Une fenêtre s’ouvre pour nous, avec du vent modéré de secteur nord, il faut partir pour l’Espagne. Le premier jour Anao a bien marché, avalant 140 MN en 24 heures. Le second jour, le vent tombe tout à fait. Pour cause, une dorsale (zone de hautes pressions atmosphériques) en provenance de l’anticyclone des Açores se déplace sur le golfe. Le bateau marche au ralenti, à 3 nœuds de moyenne, mais nous maintenons notre cap malgré tout. Un peu plus tard, nous apercevons le jet d’une baleine au loin ! Par quatre fois, nous voyons les gouttelettes d’eau qu’elle envoie retomber vaporeusement dans la lumière du soleil. On la regarde s’éloigner, fascinés… et soulagés.

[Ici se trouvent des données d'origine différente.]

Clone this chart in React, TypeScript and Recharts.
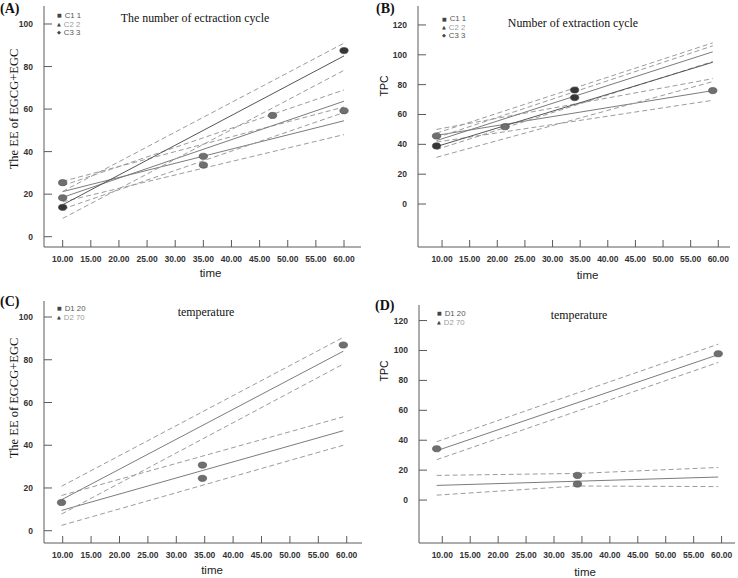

A deux reprises, nous croisons aussi des bancs de dauphins. Ils nagent d’un franc-bord à l’autre du bateau avec une agilité surprenante et sautent devant l’étrave avec ferveur, semblant tout simplement beaucoup s’amuser. Nous pensons qu’ils adaptent leur course à la vitesse d’Anao, car nous marchions respectivement à 7,5 nœuds et 3 nœuds lorsqu’ils nous ont rendu visite, et à chaque fois, leur vitesse de nage était sensiblement similaire à celle du bateau. Le troisième jour le vent reprend (toujours de secteur Nord) et la Galice se dessine au loin.

 

 


Bienvenus à la fête du merlu !

Pas de route, pas de poteaux électriques, pas d’habitations, seules quelques éoliennes au loin : la côte est vierge et accore.Nous décidons de relâcher dans l’une des ría altas qui nous paraît protégée. Il s’agit de Puerto Viveiro (Pueblo Celeiro). La ría s’ouvre sur des collines verdoyantes plantées de hauts conifères plongés dans une légère brume. A l’approche de la terre, notre odorat reprend ses droits : l’odeur de la pinède nous réchauffe le cœur. Ressentir la terre après avoir été au large est une expérience fantastique, car en mer le corps humain ne perçoit plus aucune odeur à part peut-être l’iode des embruns sur la peau.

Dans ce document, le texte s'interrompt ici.